> **WRITTEN PROBLEM**: Write the data out again exactly, with no pictures.

> **RECORDED DATA**:
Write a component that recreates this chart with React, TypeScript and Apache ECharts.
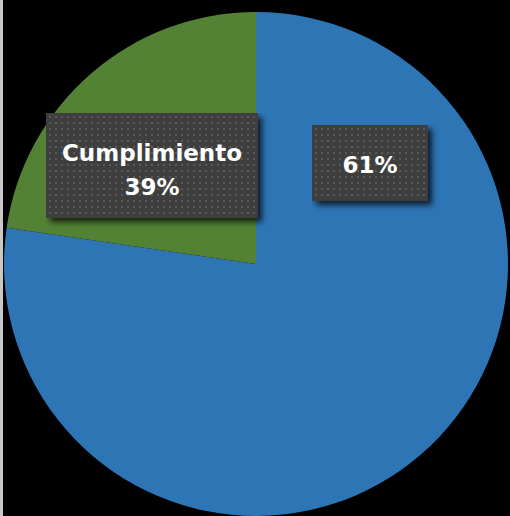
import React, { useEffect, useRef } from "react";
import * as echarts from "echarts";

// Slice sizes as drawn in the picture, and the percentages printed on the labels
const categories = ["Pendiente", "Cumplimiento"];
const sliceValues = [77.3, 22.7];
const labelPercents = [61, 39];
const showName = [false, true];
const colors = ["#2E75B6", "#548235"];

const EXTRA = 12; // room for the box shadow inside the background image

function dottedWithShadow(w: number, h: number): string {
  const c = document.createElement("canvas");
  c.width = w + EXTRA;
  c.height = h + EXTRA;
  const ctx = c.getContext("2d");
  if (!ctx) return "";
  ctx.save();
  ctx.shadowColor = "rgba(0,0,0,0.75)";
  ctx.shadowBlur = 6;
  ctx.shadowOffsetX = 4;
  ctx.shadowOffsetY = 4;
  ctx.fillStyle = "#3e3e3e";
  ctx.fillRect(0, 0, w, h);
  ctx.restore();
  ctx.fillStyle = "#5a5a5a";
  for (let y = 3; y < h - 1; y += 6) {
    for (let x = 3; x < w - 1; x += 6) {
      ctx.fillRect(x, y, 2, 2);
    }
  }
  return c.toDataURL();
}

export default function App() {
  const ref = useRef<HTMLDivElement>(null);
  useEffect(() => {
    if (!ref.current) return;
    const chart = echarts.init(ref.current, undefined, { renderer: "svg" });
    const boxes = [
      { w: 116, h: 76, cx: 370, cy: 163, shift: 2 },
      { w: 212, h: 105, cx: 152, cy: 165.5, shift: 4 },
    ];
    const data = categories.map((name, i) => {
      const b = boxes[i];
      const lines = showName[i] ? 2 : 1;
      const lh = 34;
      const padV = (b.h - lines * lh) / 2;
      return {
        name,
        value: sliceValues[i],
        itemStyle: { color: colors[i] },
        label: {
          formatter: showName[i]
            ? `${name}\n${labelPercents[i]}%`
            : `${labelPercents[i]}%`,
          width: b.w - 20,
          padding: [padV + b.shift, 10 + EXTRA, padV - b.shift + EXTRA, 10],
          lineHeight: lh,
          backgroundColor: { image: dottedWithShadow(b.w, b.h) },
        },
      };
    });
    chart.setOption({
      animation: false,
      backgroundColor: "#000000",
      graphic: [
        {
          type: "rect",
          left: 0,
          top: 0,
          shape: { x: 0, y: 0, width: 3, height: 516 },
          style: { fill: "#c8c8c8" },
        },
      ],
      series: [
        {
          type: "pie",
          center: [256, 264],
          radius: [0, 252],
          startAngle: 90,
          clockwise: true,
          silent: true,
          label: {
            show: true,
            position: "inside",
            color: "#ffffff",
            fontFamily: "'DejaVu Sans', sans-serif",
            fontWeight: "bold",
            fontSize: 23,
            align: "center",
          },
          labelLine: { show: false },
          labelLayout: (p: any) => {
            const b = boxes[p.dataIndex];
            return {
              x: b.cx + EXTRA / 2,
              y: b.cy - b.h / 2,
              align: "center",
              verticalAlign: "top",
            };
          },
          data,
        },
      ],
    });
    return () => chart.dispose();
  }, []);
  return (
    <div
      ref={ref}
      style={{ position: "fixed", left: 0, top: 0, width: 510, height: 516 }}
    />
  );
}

> **ANSWER FOR THE TASK**:
Write a component that recreates this chart with React, TypeScript and Apache ECharts.
import React, { useEffect, useRef } from "react";
import * as echarts from "echarts";

// Slice sizes as drawn in the picture, and the percentages printed on the labels
const categories = ["Pendiente", "Cumplimiento"];
const sliceValues = [77.3, 22.7];
const labelPercents = [61, 39];
const showName = [false, true];
const colors = ["#2E75B6", "#548235"];

const EXTRA = 12; // room for the box shadow inside the background image

function dottedWithShadow(w: number, h: number): string {
  const c = document.createElement("canvas");
  c.width = w + EXTRA;
  c.height = h + EXTRA;
  const ctx = c.getContext("2d");
  if (!ctx) return "";
  ctx.save();
  ctx.shadowColor = "rgba(0,0,0,0.75)";
  ctx.shadowBlur = 6;
  ctx.shadowOffsetX = 4;
  ctx.shadowOffsetY = 4;
  ctx.fillStyle = "#3e3e3e";
  ctx.fillRect(0, 0, w, h);
  ctx.restore();
  ctx.fillStyle = "#5a5a5a";
  for (let y = 3; y < h - 1; y += 6) {
    for (let x = 3; x < w - 1; x += 6) {
      ctx.fillRect(x, y, 2, 2);
    }
  }
  return c.toDataURL();
}

export default function App() {
  const ref = useRef<HTMLDivElement>(null);
  useEffect(() => {
    if (!ref.current) return;
    const chart = echarts.init(ref.current, undefined, { renderer: "svg" });
    const boxes = [
      { w: 116, h: 76, cx: 370, cy: 163, shift: 2 },
      { w: 212, h: 105, cx: 152, cy: 165.5, shift: 4 },
    ];
    const data = categories.map((name, i) => {
      const b = boxes[i];
      const lines = showName[i] ? 2 : 1;
      const lh = 34;
      const padV = (b.h - lines * lh) / 2;
      return {
        name,
        value: sliceValues[i],
        itemStyle: { color: colors[i] },
        label: {
          formatter: showName[i]
            ? `${name}\n${labelPercents[i]}%`
            : `${labelPercents[i]}%`,
          width: b.w - 20,
          padding: [padV + b.shift, 10 + EXTRA, padV - b.shift + EXTRA, 10],
          lineHeight: lh,
          backgroundColor: { image: dottedWithShadow(b.w, b.h) },
        },
      };
    });
    chart.setOption({
      animation: false,
      backgroundColor: "#000000",
      graphic: [
        {
          type: "rect",
          left: 0,
          top: 0,
          shape: { x: 0, y: 0, width: 3, height: 516 },
          style: { fill: "#c8c8c8" },
        },
      ],
      series: [
        {
          type: "pie",
          center: [256, 264],
          radius: [0, 252],
          startAngle: 90,
          clockwise: true,
          silent: true,
          label: {
            show: true,
            position: "inside",
            color: "#ffffff",
            fontFamily: "'DejaVu Sans', sans-serif",
            fontWeight: "bold",
            fontSize: 23,
            align: "center",
          },
          labelLine: { show: false },
          labelLayout: (p: any) => {
            const b = boxes[p.dataIndex];
            return {
              x: b.cx + EXTRA / 2,
              y: b.cy - b.h / 2,
              align: "center",
              verticalAlign: "top",
            };
          },
          data,
        },
      ],
    });
    return () => chart.dispose();
  }, []);
  return (
    <div
      ref={ref}
      style={{ position: "fixed", left: 0, top: 0, width: 510, height: 516 }}
    />
  );
}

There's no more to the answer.